It is well with my soul …
Hi CCI Family,
Since Nathan is keeping everyone up to date on my venture with Lymphoma, I wanted to share just a bit on a personal note.
A good place to begin is with the song which says, ‘It is well with my soul.’ This song was written by Horatio G. Spafford, in 1873, following some terrible tragedies in his life. You can listen to the song and a bit of background at this site:
http://www.cyberhymnal.org/htm/i/t/i/itiswell.htm
By way of encouragement just remember what I have often shared with you through the years. In any trial that comes your way, always look for the greater glory and for the deeper blessing. The Lord is faithful, always, and in every situation. Simply keep your eyes and ears towards the Lord. There is nothing more important for a child of God than that of hearing from the Lord on a personal level. Out of this hearing comes the governing peace that we are to live our lives by.
This is the peace that has sustained me all these years. And this is why none of this has been a struggle for me. I know in my heart that when it is time to go home, I’ll make the transition with no regrets. John said it best in saying that God’s ‘perfect love’, casts out all fear. The fear of death has long departed from my world. Jesus said that there is no death for a believer. There is only a transition of life.

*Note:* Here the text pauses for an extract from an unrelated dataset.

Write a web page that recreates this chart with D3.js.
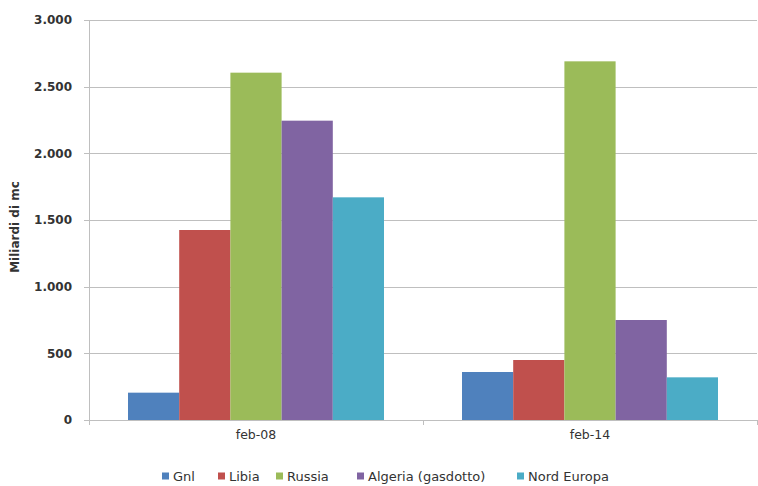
<!DOCTYPE html>
<meta charset="utf-8">
<style>
  body { margin: 0; background: #fff; }
  text { font-family: "DejaVu Sans", Arial, sans-serif; fill: #333; }
  .axis path { display: none; }
  .grid line { stroke: #bfbfbf; stroke-width: 1; }
</style>
<body>
<svg width="758" height="486"></svg>
<script src="https://cdnjs.cloudflare.com/ajax/libs/d3/7.8.5/d3.min.js"></script>
<script>
// periods on the x axis
var categories = ["feb-08", "feb-14"];
// supply sources
var seriesNames = ["Gnl", "Libia", "Russia", "Algeria (gasdotto)", "Nord Europa"];
var seriesColors = ["#4f81bd", "#c0504d", "#9bbb59", "#8064a2", "#4bacc6"];
// values (miliardi di mc), one array per period
var feb08 = [205, 1425, 2605, 2245, 1670];
var feb14 = [360, 450, 2690, 750, 320];
var yTicks = [0, 500, 1000, 1500, 2000, 2500, 3000];

var values = [feb08, feb14];

var svg = d3.select("svg");
var margin = {top: 20, right: 1, bottom: 66, left: 89},
    width = 758 - margin.left - margin.right,
    height = 486 - margin.top - margin.bottom;

var g = svg.append("g").attr("transform", "translate(" + margin.left + "," + margin.top + ")");

var x0 = d3.scaleBand().domain(categories).range([0, width]);
var x1 = d3.scaleBand().domain(seriesNames).range([39, x0.bandwidth() - 39]);
var y = d3.scaleLinear().domain([0, 3000]).range([height, 0]);

var fmt = function(d) { return d3.format(",")(d).replace(/,/g, "."); };

// gridlines
g.append("g").attr("class", "grid")
  .selectAll("line").data(yTicks).enter().append("line")
  .attr("x1", -5).attr("x2", width)
  .attr("y1", function(d) { return Math.round(y(d)) + 0.5; })
  .attr("y2", function(d) { return Math.round(y(d)) + 0.5; });

// left axis line
g.append("line").attr("x1", 0.5).attr("x2", 0.5).attr("y1", 0).attr("y2", height)
  .attr("stroke", "#bfbfbf");

// category separator ticks
g.append("g").selectAll("line").data([0, x0.bandwidth(), width]).enter().append("line")
  .attr("x1", function(d) { return Math.round(d) + 0.5; })
  .attr("x2", function(d) { return Math.round(d) + 0.5; })
  .attr("y1", height).attr("y2", height + 5)
  .attr("stroke", "#bfbfbf");

g.append("g").attr("class", "axis")
  .call(d3.axisLeft(y).tickValues(yTicks).tickFormat(fmt).tickSize(0).tickPadding(17))
  .selectAll("text").style("font-size", "12px").style("font-weight", "bold").attr("fill", "#3a3a3a");

// bars
var groups = g.selectAll(".grp").data(categories).enter().append("g")
  .attr("transform", function(d) { return "translate(" + x0(d) + ",0)"; });

groups.selectAll("rect")
  .data(function(d, i) { return values[i].map(function(v, j) { return {name: seriesNames[j], value: v, color: seriesColors[j]}; }); })
  .enter().append("rect")
  .attr("x", function(d) { return x1(d.name); })
  .attr("width", x1.bandwidth())
  .attr("y", function(d) { return y(d.value); })
  .attr("height", function(d) { return y(0) - y(d.value); })
  .attr("fill", function(d) { return d.color; });

// x labels
g.append("g").attr("class", "axis")
  .attr("transform", "translate(0," + height + ")")
  .call(d3.axisBottom(x0).tickSize(0).tickPadding(10))
  .selectAll("text").style("font-size", "12.5px").attr("fill", "#444");

// y title
svg.append("text")
  .attr("transform", "translate(19,227) rotate(-90)")
  .attr("text-anchor", "middle")
  .style("font-size", "12px").style("font-weight", "bold")
  .text("Miliardi di mc");

// legend
var legendX = [162, 218, 276, 357, 517];
var legend = svg.selectAll(".legend").data(seriesNames).enter().append("g")
  .attr("transform", function(d, i) { return "translate(" + legendX[i] + ",476)"; });
legend.append("rect").attr("width", 7).attr("height", 7).attr("y", -3.5)
  .attr("fill", function(d, i) { return seriesColors[i]; });
legend.append("text").attr("x", 11).attr("y", 4.5)
  .style("font-size", "13px").attr("fill", "#444")
  .text(function(d) { return d; });
</script>
</body>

Please don’t misunderstand me. I do deeply regret all the sins and failures and mistakes that I’ve made in life. If I were to dwell on the sins of my past, it would be more than I could bear. But that is not the case. I can attest to the truth of what it means to be a sinner saved by grace, and my soul knows it very well. I’ve learned that one of the greatest keys of life is to learn to dwell on the goodness of the Lord, to believe in the message of the cross, and simply to remain focused on the reward to come.
In all of life I’ve come to fully embrace the message of the cross. God’s love and mercy through the cross have made amends for all my sins. This is why I carry in my heart a special seal that the old timers called ‘divine assurance.’ (All believers have this seal.) That seal cannot be broken. Paul calls it the seal of redemption. I know that when it comes time to make the transfer out of this life, I will forever be with the Lord. But you also know about the seal.
But to carry this further, the Lord has fully assured me that out of all this will come His greater glory. I know this in the deep of my being. I have this from the Lord. And whatever this may mean, I truly want the Lord to be glorified in my life. So, it is not a matter of having to confess something into reality. It is a matter of letting the Lord carry me through.
This is why I love what the Psalmist said, “Not to us, O Lord, not to us, but to your name give glory because of Your lovingkindness, because of Your truth.” (Ps115:1)
Just keep in mind what I have taught you over the many years. Nothing takes the place of a personal relationship with Jesus Christ. To know Him personally is to know life. To know Him personally will always be your first defense against strange teachings.
Anyway, I will be in services as time and circumstance allow. Last evening I watched the service on my computer. John brought a wonderful message. And I deeply appreciate Nathan keeping you updated on my progress.
Tomorrow I will have the drain tube removed.
(Or whatever you call that thing.) Next week begins the varied appointments. Aside from ‘it is well with my soul’, on the natural side I am much encouraged. The doctor said that if I follow his instructions any sickness I may feel would be minimal.
The only thing that bothers me is when he said I would lose my hair. Well, I’ve thought it over. Maybe all the men in the church would like to shave their heads as a show of solidarity of faith. Yuk. Yuk. (Hope you know that I am kidding.
By the way, don’t ever lose your sense of humor. The devil does not like to hear the laughter of faith. So, giggle a lot, laugh a lot, and chose to live in the joy of the Lord. That is what I am doing. Moses said it best, when he said, “Chose life in order that you may live!”
Well, I plan to be in services Sunday. May even share a song with you. (I also plan to teach our Shepherd’s Heart Class Sunday evening.)
Love all of you more than you can know,
The Lord bless you,
Buddy
Posted: November 30th, 2006 under NHL.